# 240.21(b) (2)



## stillirnin (Jan 24, 2008)

Can someone explain this a bit just cant picture it


----------



## nap (Dec 26, 2007)

that's a pretty big question although just a dew words.

anything specific that is giving you trouble? 


there is a lot in that section and it would take a lot to explain every section.


----------



## aricsavage (Oct 6, 2007)

Example:
600 amp panel with no room for more breakers but you need a sub panel. H-tap conductors onto the feeders (between main and bus in a larger switch gear setup). the conductors you tap on must be rated for at least 200 amps (1/3 of what the feeders are protected at) and terminate in one breaker/set of fuses within 25 feet of tap.


----------



## aricsavage (Oct 6, 2007)

might help too:

http://ecmweb.com/mag/electric_understanding_rules_feeder/


----------



## stillirnin (Jan 24, 2008)

240.21 (B) (2) the tap conducters do not extend beyond the switchboard,panelboard,disconnecting means,or control device the supply. I dont get what is meant by "do not extend beyond" can you give example of whats considered ok and not ok ? thanks for the other info I did understand that ,this wording though me off


----------



## wirebender (Dec 18, 2007)

That requirement is *240.21* (*B*)(*1*) (2).
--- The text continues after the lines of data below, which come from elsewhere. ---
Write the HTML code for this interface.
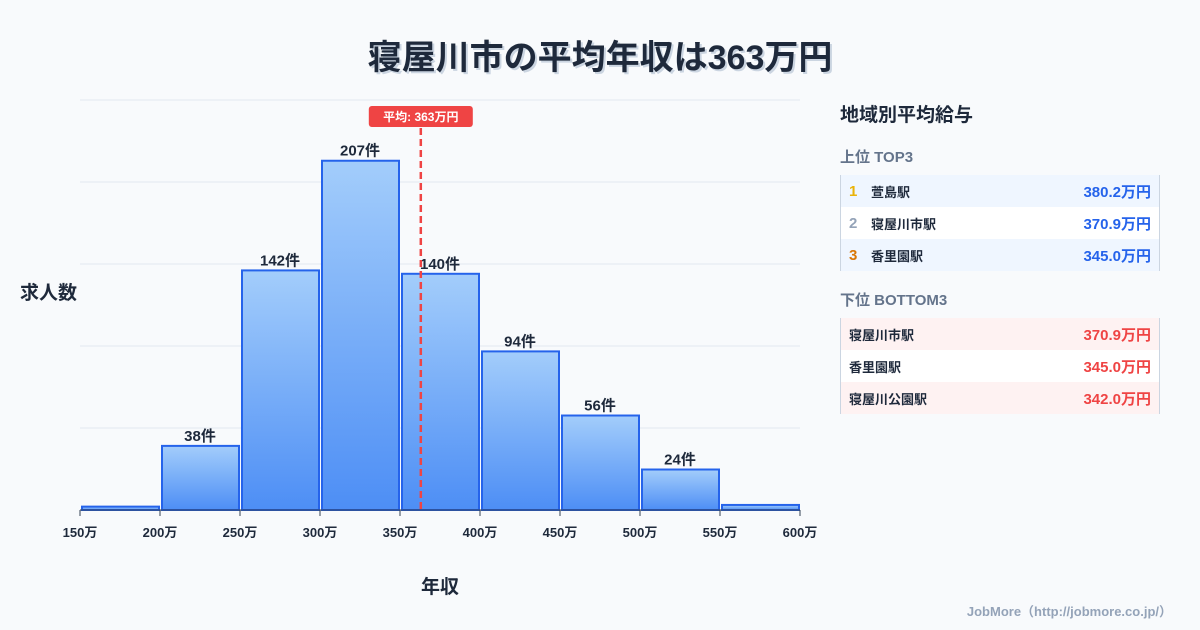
<!DOCTYPE html>
<html><head><meta charset="utf-8"><style>
body{margin:0;width:1200px;height:630px;background:#f8fafc;font-family:"Liberation Sans","Noto Sans CJK JP",sans-serif;position:relative;overflow:hidden;color:#1e293b}
.title{position:absolute;top:30px;left:0;width:1200px;text-align:center;font-size:34px;font-weight:bold;color:#1e293b;text-shadow:2px 2px 0 #cbd5e1}
.panel{position:absolute;left:840px;top:100px;width:320px}
.ph{font-size:19px;font-weight:bold;margin-bottom:19px}
.sh{font-size:15px;font-weight:bold;color:#64748b;margin:0 0 8px}
.tbl{border-left:1px solid #cbd5e1;border-right:1px solid #cbd5e1;margin-bottom:18px}
.row{height:32px;display:flex;align-items:center;font-size:13px;font-weight:bold;padding:0 8px}
.row .rk{width:22px;font-size:15px}
.row .v{margin-left:auto;font-size:15px}
.foot{position:absolute;right:28px;bottom:10px;font-size:13px;font-weight:bold;color:#94a3b8}
</style></head><body>
<div class="title">寝屋川市の平均年収は363万円</div>
<svg id="chart" width="840" height="630" style="position:absolute;left:0;top:0">
<defs><linearGradient id="g" x1="0" y1="0" x2="0" y2="1"><stop offset="0" stop-color="#a3cdfb"/><stop offset="1" stop-color="#4d8ef5"/></linearGradient></defs>
</svg>
<div class="panel">
<div class="ph">地域別平均給与</div>
<div class="sh">上位 TOP3</div>
<div class="tbl">
<div class="row" style="background:#eff6ff"><span class="rk" style="color:#eab308">1</span>萱島駅<span class="v" style="color:#2563eb">380.2万円</span></div>
<div class="row" style="background:#fff"><span class="rk" style="color:#94a3b8">2</span>寝屋川市駅<span class="v" style="color:#2563eb">370.9万円</span></div>
<div class="row" style="background:#eff6ff"><span class="rk" style="color:#d97706">3</span>香里園駅<span class="v" style="color:#2563eb">345.0万円</span></div>
</div>
<div class="sh">下位 BOTTOM3</div>
<div class="tbl">
<div class="row" style="background:#fef2f2">寝屋川市駅<span class="v" style="color:#ef4444">370.9万円</span></div>
<div class="row" style="background:#fff">香里園駅<span class="v" style="color:#ef4444">345.0万円</span></div>
<div class="row" style="background:#fef2f2">寝屋川公園駅<span class="v" style="color:#ef4444">342.0万円</span></div>
</div>
</div>
<div class="foot">JobMore（http://jobmore.co.jp/）</div>
<script>
const binEdges=[150,200,250,300,350,400,450,500,550,600];
const counts=[2,38,142,207,140,94,56,24,3];
const meanValue=363;
const yMax=243;
const svg=document.getElementById('chart');
const NS='http://www.w3.org/2000/svg';
const X0=80,X1=800,Y0=510,Y1=100;
const xs=v=>X0+(v-150)/(600-150)*(X1-X0);
const ys=v=>Y0-v/yMax*(Y0-Y1);
function mk(t,a,txt){const e=document.createElementNS(NS,t);for(const k in a)e.setAttribute(k,a[k]);if(txt!=null)e.textContent=txt;svg.appendChild(e);return e;}
for(let i=0;i<=5;i++){const y=Y1+i*(Y0-Y1)/5;
const g=mk('line',{x1:X0,x2:X1,y1:y,y2:y,stroke:'#e2e8f0','stroke-width':1});

}
counts.forEach((c,i)=>{const x=xs(binEdges[i]),w=xs(binEdges[i+1])-x;
const r=mk('rect',{x:x+2,y:ys(c),width:w-3,height:Y0-ys(c),fill:'url(#g)',stroke:'#2563eb','stroke-width':2});


if(c>10){const t=mk('text',{x:x+w/2,y:ys(c)-5,'text-anchor':'middle','font-size':15,'font-weight':'bold',fill:'#1e293b'},c+'件');

}});
const ax=mk('line',{x1:X0,x2:X1,y1:Y0,y2:Y0,stroke:'#334155','stroke-width':1});


binEdges.forEach(v=>{const x=xs(v);
mk('line',{x1:x,x2:x,y1:Y0,y2:Y0+6,stroke:'#334155'});
const t=mk('text',{x:x,y:Y0+27,'text-anchor':'middle','font-size':13,'font-weight':'bold',fill:'#1e293b'},v+'万');

});
const mx=xs(meanValue);
const ml=mk('line',{x1:mx,x2:mx,y1:128,y2:Y0,stroke:'#ef4444','stroke-width':2.5,'stroke-dasharray':'7,4'});


const mb=mk('rect',{x:mx-52,y:106,width:104,height:21,rx:3,fill:'#ef4444'});


const mt=mk('text',{x:mx,y:121,'text-anchor':'middle','font-size':12,'font-weight':'bold',fill:'#fff'},'平均: '+meanValue+'万円');


const yt=mk('text',{x:20,y:299,'font-size':19,'font-weight':'bold',fill:'#1e293b'},'求人数');


const xt=mk('text',{x:440,y:593,'text-anchor':'middle','font-size':19,'font-weight':'bold',fill:'#1e293b'},'年収');


</script>
</body></html>
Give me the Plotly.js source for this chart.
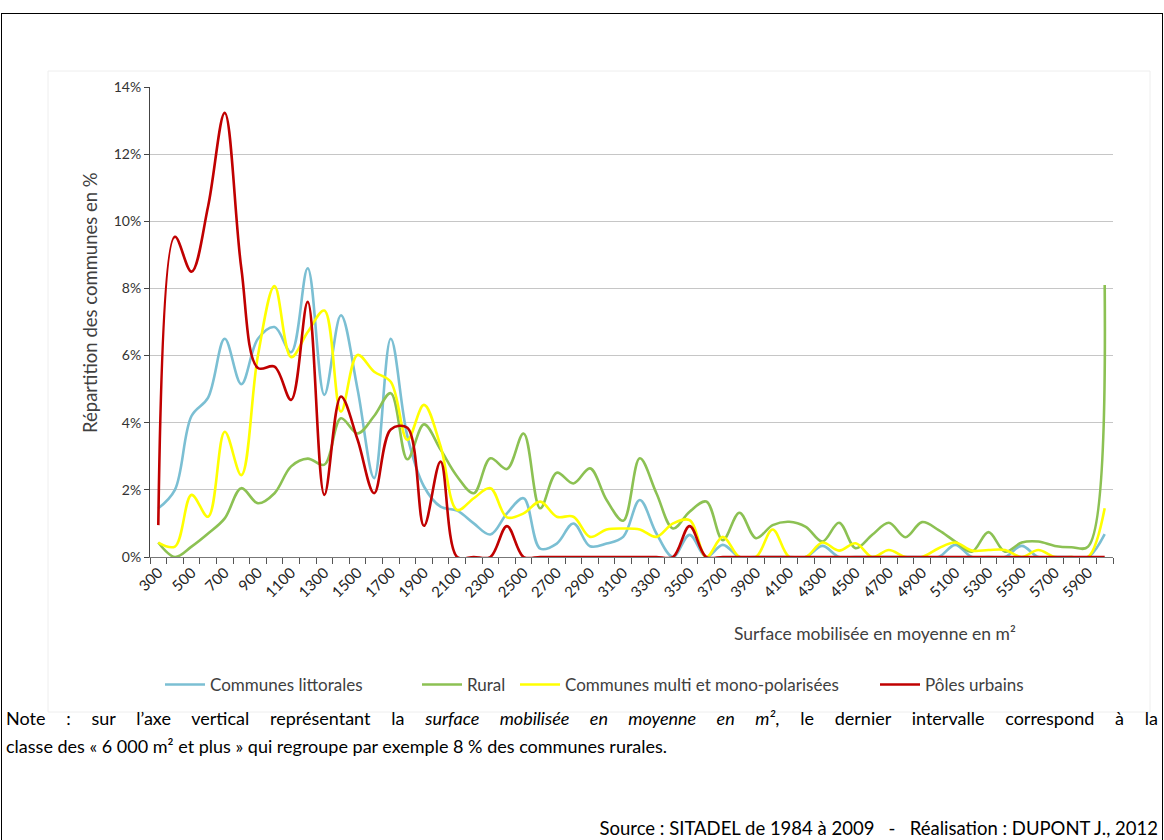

IMO it means the tap must supply on one piece of equipment, but I could be wrong.


----------



## aricsavage (Oct 6, 2007)

I think wirebender is right, tap conductors terminate in one piece of equipment.


----------



## Idaho Abe (Nov 28, 2007)

*Tap Rule*

The tap rule is sometimes hard to understand but I read this that it only applys to one piece of equipment.


----------



## Idaho Abe (Nov 28, 2007)

Also check with your AHJ for clarification.


----------